We decided to do a test check on whether the postings of these officers had been affected by a change in the political executive. We have concentrated on secretary-level officers who were posted in key economic ministries such as finance, commerce and industry, power, telecom and others, like home and defence before their retirement in the comparable years. The list is also populated with secretaries who have had long stints in these ministries, even if they retired from some others. Within the Government of India, all ministries are considered equal in status, but the jockeying among officers to reach a few of these ministries makes it clear which among them they perceive as important. 

Significantly, the pool of officers selected to post-retirement assignments has  widened under the NDA government to include those posted in states too. While Gujarat has been the clear winner, officers from other states are also getting their feet in. S C Khuntia, who has taken over as chairman of Insurance Regulatory and Development Authority, was chief secretary in the Karnataka government. J Satyanarayana, earlier adviser to the Andhra Pradesh government since 2014, was brought in as chairman of the high-profile UIDAI in 2016. 

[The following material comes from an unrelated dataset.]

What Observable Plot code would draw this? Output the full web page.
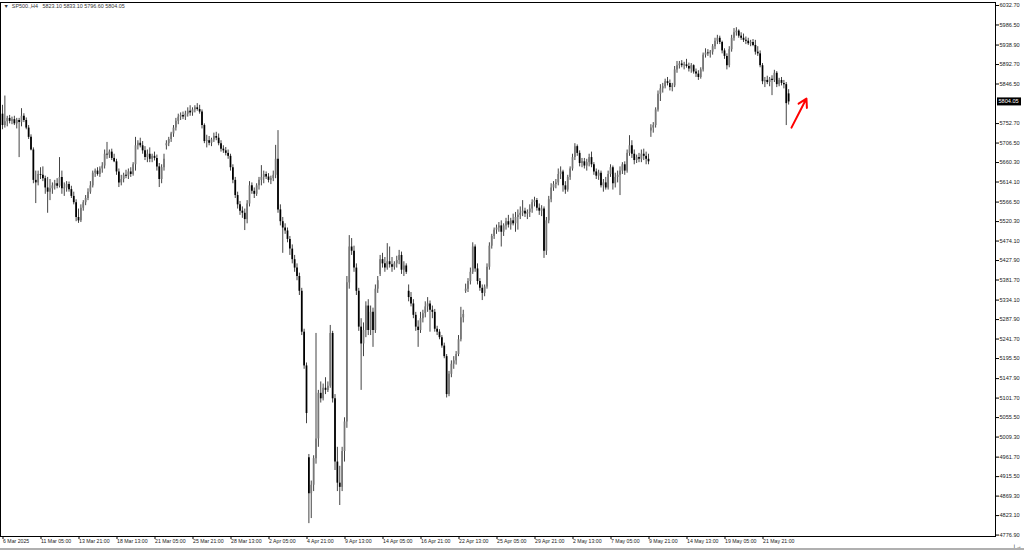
<!DOCTYPE html>
<html>
<head>
<meta charset="utf-8">
<script src="https://cdn.jsdelivr.net/npm/d3@7"></script>
<script src="https://cdn.jsdelivr.net/npm/@observablehq/plot@0.6"></script>
<style>
  html, body { margin: 0; padding: 0; background: #fff; }
  #chart { width: 1024px; height: 550px; overflow: hidden; }
</style>
</head>
<body>
<div id="chart"></div>
<script>
// SP500., H4 candles: 6 Mar 2025 13:00 .. 23 May 2025 17:00 (bar index 0..331)
const openP = [
5775,5748,5757,5765,5758,5762,5752,5760,5755,5770,5760,5742,5720,5690,5618,5612,5632,5630,5622,5600,
5590,5598,5605,5610,5604,5625,5598,5600,5608,5596,5580,5565,5530,5522,5552,5565,5575,5590,5605,5635,
5640,5632,5645,5652,5680,5678,5685,5670,5662,5638,5612,5620,5630,5628,5638,5632,5655,5700,5706,5700,
5688,5672,5680,5668,5675,5670,5650,5620,5648,5700,5705,5715,5728,5742,5758,5768,5772,5768,5775,5782,
5778,5785,5790,5786,5780,5748,5710,5712,5706,5714,5722,5718,5705,5692,5688,5682,5675,5648,5618,5582,
5560,5545,5540,5525,5562,5605,5592,5585,5605,5618,5625,5632,5626,5618,5622,5630,5668,5548,5520,5505,
5498,5478,5455,5430,5410,5390,5355,5258,5178,4960,4875,4895,4958,5005,5113,5100,5125,5120,5130,5255,
5100,4950,4900,4890,4975,5045,5375,5460,5450,5410,5355,5270,5230,5262,5320,5262,5305,5262,5360,5395,
5430,5420,5410,5425,5418,5412,5420,5428,5440,5405,5415,5355,5340,5325,5298,5270,5262,5290,5302,5318,
5325,5310,5305,5265,5258,5245,5225,5200,5110,5158,5182,5190,5205,5240,5292,5355,5360,5378,5400,5460,
5408,5378,5362,5350,5365,5412,5462,5485,5500,5505,5510,5495,5510,5520,5512,5522,5515,5530,5535,5540,
5545,5538,5542,5550,5565,5570,5552,5545,5550,5450,5522,5572,5600,5608,5612,5632,5638,5605,5595,5625,
5645,5672,5698,5682,5658,5662,5652,5660,5672,5655,5638,5628,5635,5605,5612,5600,5632,5648,5610,5625,
5630,5640,5655,5640,5682,5700,5680,5665,5672,5668,5680,5675,5668,5735,5742,5748,5785,5822,5835,5840,
5852,5848,5838,5842,5880,5890,5894,5890,5892,5888,5882,5890,5875,5870,5862,5880,5915,5920,5918,5922,
5935,5948,5955,5945,5925,5912,5890,5928,5955,5968,5972,5960,5955,5950,5948,5942,5945,5938,5922,5918,
5890,5852,5855,5850,5858,5855,5872,5845,5855,5848,5845,5823.10
];
const highP = [
5796,5818,5770,5772,5768,5770,5765,5765,5788,5776,5766,5748,5726,5695,5640,5640,5648,5650,5628,5625,
5620,5612,5618,5622,5672,5640,5612,5615,5614,5604,5590,5572,5550,5560,5570,5582,5598,5615,5640,5645,
5648,5650,5660,5690,5708,5690,5692,5680,5668,5645,5630,5635,5642,5645,5648,5660,5720,5712,5718,5710,
5698,5690,5695,5680,5685,5678,5658,5655,5680,5712,5720,5732,5748,5765,5775,5778,5780,5782,5790,5795,
5790,5795,5800,5796,5785,5752,5725,5722,5718,5730,5732,5728,5712,5700,5696,5690,5680,5655,5625,5590,
5568,5555,5550,5570,5615,5612,5600,5610,5625,5653,5640,5638,5634,5628,5640,5701,5736,5560,5530,5515,
5505,5485,5465,5440,5420,5398,5362,5265,5185,4968,4905,4965,5255,5120,5140,5135,5150,5140,5274,5260,
5110,4985,4940,4985,5055,5390,5487,5480,5462,5420,5362,5290,5280,5330,5335,5320,5315,5370,5390,5440,
5445,5435,5468,5460,5435,5425,5438,5452,5448,5425,5420,5370,5352,5335,5305,5285,5305,5310,5330,5340,
5332,5320,5312,5272,5264,5250,5232,5205,5165,5190,5200,5212,5250,5317,5310,5372,5385,5410,5470,5465,
5420,5385,5370,5370,5420,5470,5490,5505,5512,5518,5522,5515,5528,5535,5528,5538,5542,5548,5555,5570,
5552,5548,5560,5572,5578,5575,5562,5558,5555,5530,5580,5610,5615,5620,5645,5650,5642,5615,5630,5650,
5680,5705,5702,5688,5670,5670,5668,5680,5685,5660,5645,5642,5640,5620,5625,5640,5655,5652,5635,5640,
5650,5660,5662,5690,5724,5712,5690,5678,5682,5690,5692,5685,5680,5750,5755,5790,5830,5845,5848,5858,
5862,5856,5848,5888,5900,5900,5902,5898,5905,5896,5895,5892,5882,5878,5885,5920,5930,5928,5926,5940,
5955,5962,5960,5948,5930,5918,5935,5962,5978,5980,5975,5968,5965,5958,5955,5950,5952,5950,5935,5925,
5895,5862,5865,5862,5866,5879,5876,5860,5862,5855,5850,5833.10
];
const lowP = [
5738,5742,5745,5752,5750,5748,5740,5672,5745,5755,5738,5715,5688,5610,5563,5605,5620,5615,5585,5540,
5570,5585,5595,5598,5600,5585,5580,5590,5590,5575,5560,5520,5516,5518,5545,5558,5570,5585,5600,5625,
5628,5625,5635,5645,5668,5670,5665,5660,5630,5601,5605,5612,5622,5620,5625,5628,5640,5690,5695,5680,
5665,5660,5660,5660,5664,5640,5601,5610,5640,5690,5698,5708,5720,5735,5750,5760,5762,5760,5768,5770,
5770,5778,5782,5775,5740,5705,5695,5700,5698,5708,5712,5700,5685,5682,5676,5668,5640,5610,5575,5550,
5535,5528,5499,5515,5555,5585,5575,5580,5595,5605,5610,5620,5612,5608,5615,5622,5540,5510,5445,5490,
5470,5440,5420,5400,5380,5345,5250,5170,5041,4804,4816,4880,4945,4985,5090,5095,5110,5115,5125,5090,
4930,4880,4847,4880,4950,5030,5360,5440,5400,5345,5260,5120,5200,5245,5250,5250,5222,5255,5350,5390,
5410,5400,5405,5410,5400,5405,5410,5418,5395,5390,5395,5330,5318,5290,5260,5222,5255,5280,5292,5305,
5258,5290,5258,5250,5240,5220,5195,5102,5105,5150,5170,5180,5200,5235,5280,5350,5352,5370,5395,5400,
5370,5355,5333,5342,5360,5405,5455,5478,5490,5495,5460,5485,5500,5505,5500,5510,5495,5500,5525,5532,
5530,5525,5530,5540,5555,5545,5535,5532,5433,5440,5515,5565,5592,5598,5605,5620,5590,5585,5590,5618,
5640,5665,5675,5650,5648,5645,5640,5650,5648,5630,5620,5618,5600,5590,5595,5595,5625,5595,5600,5612,
5582,5632,5630,5635,5675,5670,5655,5658,5660,5660,5665,5655,5655,5720,5730,5742,5780,5805,5825,5835,
5842,5830,5828,5838,5872,5882,5885,5880,5884,5875,5872,5870,5862,5855,5858,5875,5908,5912,5908,5915,
5928,5940,5940,5918,5905,5880,5885,5922,5948,5960,5955,5950,5945,5940,5938,5935,5935,5915,5912,5885,
5845,5838,5845,5840,5819,5850,5838,5840,5842,5835,5748,5796.60
];
const closeP = [
5748,5757,5765,5758,5762,5752,5760,5755,5770,5760,5742,5720,5690,5618,5612,5632,5630,5622,5600,5590,
5598,5605,5610,5604,5625,5598,5600,5608,5596,5580,5565,5530,5522,5552,5565,5575,5590,5605,5635,5640,
5632,5645,5652,5680,5678,5685,5670,5662,5638,5612,5620,5630,5628,5638,5632,5655,5700,5706,5700,5688,
5672,5680,5668,5675,5670,5650,5620,5648,5668,5705,5715,5728,5742,5758,5768,5772,5768,5775,5782,5778,
5785,5790,5786,5780,5748,5710,5712,5706,5714,5722,5718,5705,5692,5688,5682,5675,5648,5618,5582,5560,
5545,5540,5525,5562,5605,5592,5585,5605,5618,5625,5632,5626,5618,5622,5630,5668,5548,5520,5505,5498,
5478,5455,5430,5410,5390,5355,5258,5178,5065,4875,4895,4958,5005,5113,5100,5125,5120,5130,5255,5100,
4950,4900,4890,4975,5045,5375,5460,5450,5410,5355,5270,5230,5262,5320,5262,5305,5262,5360,5380,5430,
5420,5410,5425,5418,5412,5420,5428,5440,5405,5415,5400,5340,5325,5298,5270,5262,5290,5302,5318,5325,
5310,5305,5265,5258,5245,5225,5200,5110,5158,5182,5190,5205,5240,5292,5300,5360,5378,5400,5460,5408,
5378,5362,5350,5365,5412,5462,5485,5500,5505,5510,5495,5510,5520,5512,5522,5515,5530,5535,5540,5545,
5538,5542,5550,5565,5570,5552,5545,5550,5450,5522,5572,5600,5608,5612,5632,5638,5605,5595,5625,5645,
5672,5698,5682,5658,5662,5652,5660,5672,5655,5638,5628,5635,5605,5612,5600,5632,5648,5610,5625,5630,
5640,5655,5640,5682,5700,5680,5665,5672,5668,5680,5675,5668,5662,5742,5748,5785,5822,5835,5840,5852,
5848,5838,5842,5880,5890,5894,5890,5892,5888,5882,5890,5875,5870,5862,5880,5915,5920,5918,5922,5935,
5948,5955,5945,5925,5912,5890,5928,5955,5968,5972,5960,5955,5950,5948,5942,5945,5938,5922,5918,5890,
5852,5855,5850,5858,5855,5872,5845,5855,5848,5845,5800,5804.05
];

const yTicks = [6032.70,5986.50,5938.90,5892.70,5846.50,5752.70,5706.50,5660.30,5614.10,5566.50,
  5520.30,5474.10,5427.90,5381.70,5334.10,5287.90,5241.70,5195.50,5147.90,5101.70,5055.50,5009.30,
  4961.70,4915.50,4869.30,4823.10,4776.90];
const xTickBars = [0,16,32,48,64,80,96,112,128,144,160,176,192,208,224,240,256,272,288,304,320];
const xTickLabels = ["6 Mar 2025","11 Mar 05:00","13 Mar 21:00","18 Mar 13:00","21 Mar 05:00",
  "25 Mar 21:00","28 Mar 13:00","2 Apr 05:00","4 Apr 21:00","9 Apr 13:00","14 Apr 05:00",
  "16 Apr 21:00","22 Apr 13:00","25 Apr 05:00","29 Apr 21:00","2 May 13:00","7 May 05:00",
  "9 May 21:00","14 May 13:00","19 May 05:00","21 May 21:00"];
const symbolTitle = "SP500.,H4";
const lastOHLC = [5823.10, 5833.10, 5796.60, 5804.05];
// red annotation arrow (bar index, price)
const arrowFrom = [332.2, 5743];
const arrowTo = [338.5, 5812];

const candles = openP.map((o, i) => ({i, o, h: highP[i], l: lowP[i], c: closeP[i]}));
const fmt2 = d => d.toFixed(2);

const W = 1024, H = 550, mR = 29, mT = 2, mB = 14;
const plot = Plot.plot({
  width: W, height: H,
  marginTop: mT, marginBottom: mB, marginLeft: 0, marginRight: mR,
  x: {type: "linear", domain: [-0.842, 418.1], axis: null},
  y: {type: "linear", domain: [4773.5, 6039.8], axis: null},
  style: {background: "#fff", fontFamily: "'Liberation Sans', Arial, sans-serif", color: "#000"},
  marks: [
    Plot.ruleX(candles, {x: "i", y1: "l", y2: "h", stroke: "#444", strokeWidth: 1}),
    Plot.ruleX(candles, {x: "i", y1: "o", y2: "c",
      stroke: d => d.c >= d.o ? "#777" : "#000", strokeWidth: 1.75}),
    Plot.frame({stroke: "#000", strokeWidth: 1}),
    Plot.axisY(yTicks, {anchor: "right", tickSize: 3, tickPadding: 1, tickFormat: fmt2,
      fontSize: 5.6, textAnchor: "start", fill: "#222", stroke: "#000"}),
    Plot.axisX(xTickBars, {anchor: "bottom", tickSize: 3, tickPadding: 0, dx: 0.5,
      tickFormat: d => xTickLabels[xTickBars.indexOf(d)], fontSize: 5.2, textAnchor: "start",
      fill: "#222", stroke: "#000"}),
    Plot.arrow([{a: arrowFrom, b: arrowTo}], {x1: d => d.a[0], y1: d => d.a[1],
      x2: d => d.b[0], y2: d => d.b[1], stroke: "#f00", strokeWidth: 2, headLength: 7}),
    Plot.text([`\u25BC  ${symbolTitle}   ${lastOHLC.map(fmt2).join(" ")}`], {
      frameAnchor: "top-left", dx: 3, dy: 2, fontSize: 5.4, fill: "#333", text: d => d, textAnchor: "start"})
  ]
});

// current price label on the price axis
const ys = plot.scale("y");
const yLast = ys.apply(lastOHLC[3]);
const svg = d3.select(plot);
const xAxisPos = W - mR;
const g = svg.append("g").attr("text-anchor", "start");
g.append("rect").attr("x", xAxisPos + 2).attr("y", yLast - 4).attr("width", 24).attr("height", 8).attr("fill", "#000");
g.append("text").attr("x", xAxisPos + 3.5).attr("y", yLast).attr("dy", "0.35em")
  .attr("text-anchor", "start")
  .attr("fill", "#fff").attr("font-size", 5.6).attr("font-family", "'Liberation Sans', Arial, sans-serif")
  .text(fmt2(lastOHLC[3]));
// window bottom edge
svg.append("rect").attr("x", 0).attr("y", H - 2).attr("width", W).attr("height", 2).attr("fill", "#b0b0b0");

document.getElementById("chart").appendChild(plot);
</script>
</body>
</html>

In the batch of 2013, the last full year under the Manmohan Singh-led UPA government, some outgoing officers did get some good offers. S K Sharma moved from secretary, defence, to become the Comptroller and Auditor General of India. Sindhushree Khullar was appointed as secretary, Planning Commission and A P Singh, moved from CBI director’s post to become member, UPSC. But quite a few others were not as lucky, including R S Gujral, who did not get a plum posting despite having been finance secretary. While G C Chaturvedi did get in as member of a regulatory body -- Warehousing Development and Regulatory Authority -- and moved on to become chairman later, he had to wait for a year for the appointment. He has now been picked by the finance ministry to become chairman of ICICI Bank. Rentala Chandrasekhar was appointed as chairman of NTRO. However the organisation would come into prominence only after the next government under Narendra Modi came to power. By then, Chandrasekhar had moved on to become President of Nasscom, an industry body. 

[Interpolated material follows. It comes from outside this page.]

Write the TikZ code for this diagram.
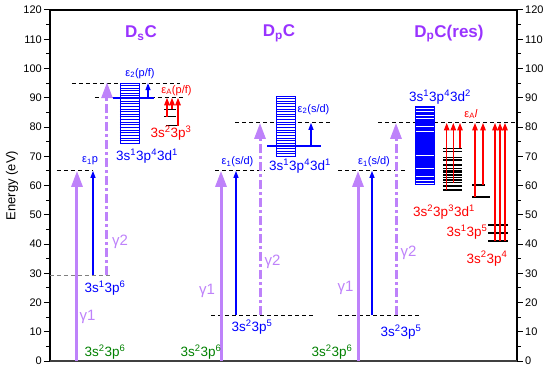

It was industry that most those who retired in 2014 made a beeline for. One exception was finance secretary Sumit Bose, whose retirement in March 2014 was almost in sync with the change of power in New Delhi. He became a member of the Expenditure Management Commission under the NDA and has been the go-to person for government-appointed committees thereafter. J Satyanarayana, Secretary, Ministry of Information Technology, went as adviser with cabinet rank to Andhra Pradesh, just as Narsing Rao went to the Telangana government as principal secretary (cabinet rank). But Zohra Chatterjee, secretary, textiles and interim chairman of Coal India in a turbulent phase, M F Farooqui, telecom secretary, and Ravi Mathur, secretary, disinvestment did not get any central government postings. Mathur came the closest, as he became an independent director in Dedicated Freight Corridor Corporation of India. 

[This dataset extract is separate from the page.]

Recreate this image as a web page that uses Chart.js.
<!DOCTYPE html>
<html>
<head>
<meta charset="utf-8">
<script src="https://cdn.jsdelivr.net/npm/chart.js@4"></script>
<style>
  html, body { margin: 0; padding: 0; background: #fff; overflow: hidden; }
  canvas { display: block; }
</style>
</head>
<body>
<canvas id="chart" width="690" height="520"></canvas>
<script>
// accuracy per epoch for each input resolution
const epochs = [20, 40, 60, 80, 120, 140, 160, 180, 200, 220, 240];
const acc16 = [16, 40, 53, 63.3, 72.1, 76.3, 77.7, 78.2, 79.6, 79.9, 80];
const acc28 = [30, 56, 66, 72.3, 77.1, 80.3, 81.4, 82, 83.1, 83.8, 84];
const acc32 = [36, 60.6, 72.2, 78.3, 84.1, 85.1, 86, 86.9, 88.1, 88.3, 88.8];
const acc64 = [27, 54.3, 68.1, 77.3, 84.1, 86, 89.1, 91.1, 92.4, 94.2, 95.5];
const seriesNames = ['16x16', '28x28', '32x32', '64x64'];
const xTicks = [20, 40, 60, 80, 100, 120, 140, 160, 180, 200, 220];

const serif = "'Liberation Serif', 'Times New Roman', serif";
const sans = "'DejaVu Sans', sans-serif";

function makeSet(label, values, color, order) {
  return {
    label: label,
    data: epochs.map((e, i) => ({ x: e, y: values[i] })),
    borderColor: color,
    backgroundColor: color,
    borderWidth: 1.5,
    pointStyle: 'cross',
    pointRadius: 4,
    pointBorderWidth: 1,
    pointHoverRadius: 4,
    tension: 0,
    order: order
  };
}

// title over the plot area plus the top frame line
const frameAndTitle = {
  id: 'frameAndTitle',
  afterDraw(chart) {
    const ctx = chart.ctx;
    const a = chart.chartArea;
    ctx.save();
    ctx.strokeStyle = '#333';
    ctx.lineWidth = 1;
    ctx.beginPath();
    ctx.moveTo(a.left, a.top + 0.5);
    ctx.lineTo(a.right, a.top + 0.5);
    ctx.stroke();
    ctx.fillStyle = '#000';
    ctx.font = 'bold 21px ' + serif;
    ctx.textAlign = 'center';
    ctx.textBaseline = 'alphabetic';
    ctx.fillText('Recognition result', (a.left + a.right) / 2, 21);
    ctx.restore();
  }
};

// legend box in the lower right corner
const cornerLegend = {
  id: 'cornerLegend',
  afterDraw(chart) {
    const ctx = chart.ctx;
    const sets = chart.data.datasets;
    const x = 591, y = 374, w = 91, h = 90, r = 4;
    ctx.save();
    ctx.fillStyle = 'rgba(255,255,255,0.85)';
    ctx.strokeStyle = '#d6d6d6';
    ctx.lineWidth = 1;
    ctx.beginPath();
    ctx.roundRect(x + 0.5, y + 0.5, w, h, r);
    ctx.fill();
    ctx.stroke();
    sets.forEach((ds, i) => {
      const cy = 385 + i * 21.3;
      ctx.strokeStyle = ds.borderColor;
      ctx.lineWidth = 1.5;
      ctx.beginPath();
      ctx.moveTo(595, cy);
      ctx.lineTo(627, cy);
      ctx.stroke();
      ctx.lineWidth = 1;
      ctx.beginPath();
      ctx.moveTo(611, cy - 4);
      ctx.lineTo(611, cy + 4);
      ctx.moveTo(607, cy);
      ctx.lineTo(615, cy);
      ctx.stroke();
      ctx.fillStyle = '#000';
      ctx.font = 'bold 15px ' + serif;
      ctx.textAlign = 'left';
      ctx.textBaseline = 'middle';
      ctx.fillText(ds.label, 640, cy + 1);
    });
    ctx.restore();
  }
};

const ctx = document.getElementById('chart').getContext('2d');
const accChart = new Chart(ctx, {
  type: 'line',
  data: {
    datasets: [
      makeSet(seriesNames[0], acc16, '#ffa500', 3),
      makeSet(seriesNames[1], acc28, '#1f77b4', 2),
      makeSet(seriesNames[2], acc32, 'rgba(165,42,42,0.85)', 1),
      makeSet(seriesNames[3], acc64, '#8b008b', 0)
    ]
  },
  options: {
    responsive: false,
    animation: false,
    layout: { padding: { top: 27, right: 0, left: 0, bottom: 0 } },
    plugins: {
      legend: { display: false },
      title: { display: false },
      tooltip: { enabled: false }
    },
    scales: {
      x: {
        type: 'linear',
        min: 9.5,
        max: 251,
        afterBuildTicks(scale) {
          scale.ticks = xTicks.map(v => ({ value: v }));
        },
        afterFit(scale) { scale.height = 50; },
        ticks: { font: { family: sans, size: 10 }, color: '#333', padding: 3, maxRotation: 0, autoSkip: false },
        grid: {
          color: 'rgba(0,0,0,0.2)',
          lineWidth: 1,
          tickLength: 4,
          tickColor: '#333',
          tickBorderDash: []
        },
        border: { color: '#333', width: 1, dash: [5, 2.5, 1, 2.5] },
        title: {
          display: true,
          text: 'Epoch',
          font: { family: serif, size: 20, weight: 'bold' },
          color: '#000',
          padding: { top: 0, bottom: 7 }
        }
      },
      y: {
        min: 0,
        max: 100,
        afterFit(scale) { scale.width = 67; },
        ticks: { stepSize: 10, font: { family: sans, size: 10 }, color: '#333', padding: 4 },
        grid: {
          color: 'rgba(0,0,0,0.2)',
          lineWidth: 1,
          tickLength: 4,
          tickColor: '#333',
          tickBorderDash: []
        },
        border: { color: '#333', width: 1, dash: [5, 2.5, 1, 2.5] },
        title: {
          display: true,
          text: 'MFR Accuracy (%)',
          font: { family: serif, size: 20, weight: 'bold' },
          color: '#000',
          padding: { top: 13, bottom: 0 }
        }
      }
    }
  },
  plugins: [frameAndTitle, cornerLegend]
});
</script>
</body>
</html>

The worst-hit were their compatriots who retired in 2015, and who were manning key economic departments as the NDA government entered office in 2014. Their perceived bias towards the UPA meant that none managed to get any post-retirement sinecure. The finance ministry team of Arvind Mayaram (though he retired in early 2016), Rajiv Takru and G S Sandhu were moved out before their retirement to other ministries and commissions and did not get anything pleasant when they left office. The list includes Naved Masood too.

Keshav Desiraju, who was suddenly moved out of the health ministry in 2013 when Ghulam Nabi Azad was the minister, retired from consumer affairs in 2015. He was made an advisor by health minister J P Nadda in the NDA government for some time. There were two exceptions. The first was Rajiv Mehrishi, who was made home secretary for two years, on the evening he retired as finance secretary. The second was his predecessor, L C Goyal, who was made chairman-ITPO with immediate effect. Goyal had taken voluntary retirement as home secretary.

For others, the picture changes favourably from the next year, i.e. 2016. Few officers from key ministries have had to sit out. There is a pattern here, it seems. The officers do not know, or at least do not make public where they were headed after retirement. The only exception was again Mehrishi, who wen on to become CAG within weeks of retirinng as home secretary. 

For others, the orders come out with a lag of few months. In the case of Sunil Arora, it took more than year after he retired as secretary I&B. There is a short waiting-list from 2017 that includes Rita Teotia, Tapan Ray and Anjuli Chib Duggal. The vacancies being considered for them reportedly include chairmanship of Competition Commission of India and member, WIPO. It would be interesting to watch whether the batch of 2018, which includes Anil Swarup and Ajay Mittal, both from the HRD ministries, and slated to retire in November, and Hasmukh Adhia are better placed than the batch of 2014.